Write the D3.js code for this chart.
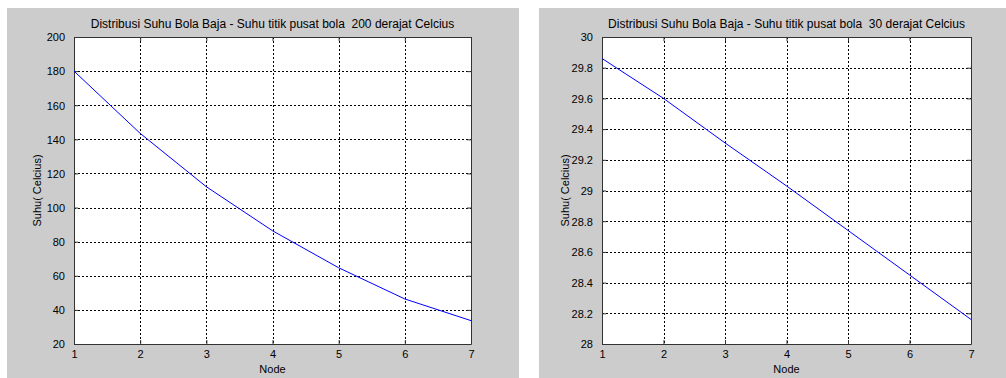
<!DOCTYPE html>
<html>
<head>
<meta charset="utf-8">
<script src="https://cdn.jsdelivr.net/npm/d3@7"></script>
<style>
  body { margin: 0; background: #fff; }
  text { font-family: "Liberation Sans", Arial, sans-serif; font-size: 11px; fill: #000; }
  text.title { font-size: 12px; white-space: pre; }
</style>
</head>
<body>
<div id="chart"></div>
<script>
// data
var nodes = [1, 2, 3, 4, 5, 6, 7];
var suhu200 = [180, 143.5, 112.2, 86.4, 64.7, 46.4, 33.7];
var suhu30 = [29.86, 29.60, 29.31, 29.03, 28.74, 28.45, 28.16];
var yTicks200 = [20, 40, 60, 80, 100, 120, 140, 160, 180, 200];
var yTicks30 = [28, 28.2, 28.4, 28.6, 28.8, 29, 29.2, 29.4, 29.6, 29.8, 30];
var title200 = "Distribusi Suhu Bola Baja - Suhu titik pusat bola  200 derajat Celcius";
var title30 = "Distribusi Suhu Bola Baja - Suhu titik pusat bola  30 derajat Celcius";

var svg = d3.select("#chart")
      .append("svg")
      .attr("width", 1006)
      .attr("height", 378);

drawPanel({bg: [7, 8, 512, 370], box: [74, 37, 397, 307]},
          suhu200, [20, 200], yTicks200, title200);
drawPanel({bg: [539, 8, 467, 370], box: [602, 37, 369, 307]},
          suhu30, [28, 30], yTicks30, title30);

function drawPanel(pos, values, yDom, yTickVals, title){
  var bx = pos.box[0], by = pos.box[1], bw = pos.box[2], bh = pos.box[3];

  svg.append("rect")
        .attr("x", pos.bg[0]).attr("y", pos.bg[1])
        .attr("width", pos.bg[2]).attr("height", pos.bg[3])
        .attr("fill", "#cccccc");

  svg.append("rect")
        .attr("x", bx).attr("y", by)
        .attr("width", bw).attr("height", bh)
        .attr("fill", "#fff");

  var x = d3.scaleLinear().domain([1, 7]).range([bx, bx + bw]);
  var y = d3.scaleLinear().domain(yDom).range([by + bh, by]);

  // grid
  var grid = svg.append("g").attr("class", "grid");
  grid.selectAll("line.gx")
        .data(nodes.slice(1, -1))
        .enter()
        .append("line")
        .attr("x1", function(d){ return Math.round(x(d)) + 0.5; })
        .attr("x2", function(d){ return Math.round(x(d)) + 0.5; })
        .attr("y1", by)
        .attr("y2", by + bh)
        .attr("stroke", "#000")
        .attr("stroke-dasharray", "2,2");
  grid.selectAll("line.gy")
        .data(yTickVals.slice(1, -1))
        .enter()
        .append("line")
        .attr("x1", bx)
        .attr("x2", bx + bw)
        .attr("y1", function(d){ return Math.round(y(d)) + 0.5; })
        .attr("y2", function(d){ return Math.round(y(d)) + 0.5; })
        .attr("stroke", "#000")
        .attr("stroke-dasharray", "2,2");

  // axes, ticks pointing inward on all four sides
  var bottom = svg.append("g")
        .attr("transform", "translate(0," + (by + bh) + ")")
        .call(d3.axisBottom(x).tickValues(nodes).tickSizeInner(-4).tickSizeOuter(0)
              .tickPadding(6).tickFormat(d3.format("d")));
  var top = svg.append("g")
        .attr("transform", "translate(0," + by + ")")
        .call(d3.axisTop(x).tickValues(nodes).tickSizeInner(-4).tickSizeOuter(0).tickFormat(""));
  var left = svg.append("g")
        .attr("transform", "translate(" + bx + ",0)")
        .call(d3.axisLeft(y).tickValues(yTickVals).tickSizeInner(-4).tickSizeOuter(0)
              .tickPadding(9).tickFormat(function(d){ return String(d); }));
  var right = svg.append("g")
        .attr("transform", "translate(" + (bx + bw) + ",0)")
        .call(d3.axisRight(y).tickValues(yTickVals).tickSizeInner(-4).tickSizeOuter(0).tickFormat(""));

  [bottom, top, left, right].forEach(function(g){
    g.select(".domain").attr("stroke", "#333");
    g.selectAll(".tick line").attr("stroke", "#333");
    g.selectAll("text").attr("font-family", null).attr("font-size", null).attr("fill", "#000");
  });
  left.selectAll(".tick text").attr("dy", "0.35em");

  // line
  var line = d3.line()
        .x(function(d, i){ return x(nodes[i]); })
        .y(function(d){ return y(d); });
  svg.append("path")
        .datum(values)
        .attr("d", line)
        .attr("fill", "none")
        .attr("stroke", "#0000ff")
        .attr("stroke-width", 1);

  // labels
  svg.append("text")
        .attr("class", "title")
        .attr("x", bx + bw / 2)
        .attr("y", 28)
        .attr("text-anchor", "middle")
        .text(title);
  svg.append("text")
        .attr("x", bx + bw / 2)
        .attr("y", 373)
        .attr("text-anchor", "middle")
        .text("Node");
  svg.append("text")
        .attr("transform", "translate(" + (bx - 37) + "," + (by + bh / 2) + ") rotate(-90)")
        .attr("text-anchor", "middle")
        .attr("dy", "0.35em")
        .text("Suhu( Celcius)");
}
</script>
</body>
</html>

PROBLEM DETAILS:
Output a faithful copy of the data, with each picture left out.

SOLUTION TO THIS EXERCISE:
Write the D3.js code for this chart.
<!DOCTYPE html>
<html>
<head>
<meta charset="utf-8">
<script src="https://cdn.jsdelivr.net/npm/d3@7"></script>
<style>
  body { margin: 0; background: #fff; }
  text { font-family: "Liberation Sans", Arial, sans-serif; font-size: 11px; fill: #000; }
  text.title { font-size: 12px; white-space: pre; }
</style>
</head>
<body>
<div id="chart"></div>
<script>
// data
var nodes = [1, 2, 3, 4, 5, 6, 7];
var suhu200 = [180, 143.5, 112.2, 86.4, 64.7, 46.4, 33.7];
var suhu30 = [29.86, 29.60, 29.31, 29.03, 28.74, 28.45, 28.16];
var yTicks200 = [20, 40, 60, 80, 100, 120, 140, 160, 180, 200];
var yTicks30 = [28, 28.2, 28.4, 28.6, 28.8, 29, 29.2, 29.4, 29.6, 29.8, 30];
var title200 = "Distribusi Suhu Bola Baja - Suhu titik pusat bola  200 derajat Celcius";
var title30 = "Distribusi Suhu Bola Baja - Suhu titik pusat bola  30 derajat Celcius";

var svg = d3.select("#chart")
      .append("svg")
      .attr("width", 1006)
      .attr("height", 378);

drawPanel({bg: [7, 8, 512, 370], box: [74, 37, 397, 307]},
          suhu200, [20, 200], yTicks200, title200);
drawPanel({bg: [539, 8, 467, 370], box: [602, 37, 369, 307]},
          suhu30, [28, 30], yTicks30, title30);

function drawPanel(pos, values, yDom, yTickVals, title){
  var bx = pos.box[0], by = pos.box[1], bw = pos.box[2], bh = pos.box[3];

  svg.append("rect")
        .attr("x", pos.bg[0]).attr("y", pos.bg[1])
        .attr("width", pos.bg[2]).attr("height", pos.bg[3])
        .attr("fill", "#cccccc");

  svg.append("rect")
        .attr("x", bx).attr("y", by)
        .attr("width", bw).attr("height", bh)
        .attr("fill", "#fff");

  var x = d3.scaleLinear().domain([1, 7]).range([bx, bx + bw]);
  var y = d3.scaleLinear().domain(yDom).range([by + bh, by]);

  // grid
  var grid = svg.append("g").attr("class", "grid");
  grid.selectAll("line.gx")
        .data(nodes.slice(1, -1))
        .enter()
        .append("line")
        .attr("x1", function(d){ return Math.round(x(d)) + 0.5; })
        .attr("x2", function(d){ return Math.round(x(d)) + 0.5; })
        .attr("y1", by)
        .attr("y2", by + bh)
        .attr("stroke", "#000")
        .attr("stroke-dasharray", "2,2");
  grid.selectAll("line.gy")
        .data(yTickVals.slice(1, -1))
        .enter()
        .append("line")
        .attr("x1", bx)
        .attr("x2", bx + bw)
        .attr("y1", function(d){ return Math.round(y(d)) + 0.5; })
        .attr("y2", function(d){ return Math.round(y(d)) + 0.5; })
        .attr("stroke", "#000")
        .attr("stroke-dasharray", "2,2");

  // axes, ticks pointing inward on all four sides
  var bottom = svg.append("g")
        .attr("transform", "translate(0," + (by + bh) + ")")
        .call(d3.axisBottom(x).tickValues(nodes).tickSizeInner(-4).tickSizeOuter(0)
              .tickPadding(6).tickFormat(d3.format("d")));
  var top = svg.append("g")
        .attr("transform", "translate(0," + by + ")")
        .call(d3.axisTop(x).tickValues(nodes).tickSizeInner(-4).tickSizeOuter(0).tickFormat(""));
  var left = svg.append("g")
        .attr("transform", "translate(" + bx + ",0)")
        .call(d3.axisLeft(y).tickValues(yTickVals).tickSizeInner(-4).tickSizeOuter(0)
              .tickPadding(9).tickFormat(function(d){ return String(d); }));
  var right = svg.append("g")
        .attr("transform", "translate(" + (bx + bw) + ",0)")
        .call(d3.axisRight(y).tickValues(yTickVals).tickSizeInner(-4).tickSizeOuter(0).tickFormat(""));

  [bottom, top, left, right].forEach(function(g){
    g.select(".domain").attr("stroke", "#333");
    g.selectAll(".tick line").attr("stroke", "#333");
    g.selectAll("text").attr("font-family", null).attr("font-size", null).attr("fill", "#000");
  });
  left.selectAll(".tick text").attr("dy", "0.35em");

  // line
  var line = d3.line()
        .x(function(d, i){ return x(nodes[i]); })
        .y(function(d){ return y(d); });
  svg.append("path")
        .datum(values)
        .attr("d", line)
        .attr("fill", "none")
        .attr("stroke", "#0000ff")
        .attr("stroke-width", 1);

  // labels
  svg.append("text")
        .attr("class", "title")
        .attr("x", bx + bw / 2)
        .attr("y", 28)
        .attr("text-anchor", "middle")
        .text(title);
  svg.append("text")
        .attr("x", bx + bw / 2)
        .attr("y", 373)
        .attr("text-anchor", "middle")
        .text("Node");
  svg.append("text")
        .attr("transform", "translate(" + (bx - 37) + "," + (by + bh / 2) + ") rotate(-90)")
        .attr("text-anchor", "middle")
        .attr("dy", "0.35em")
        .text("Suhu( Celcius)");
}
</script>
</body>
</html>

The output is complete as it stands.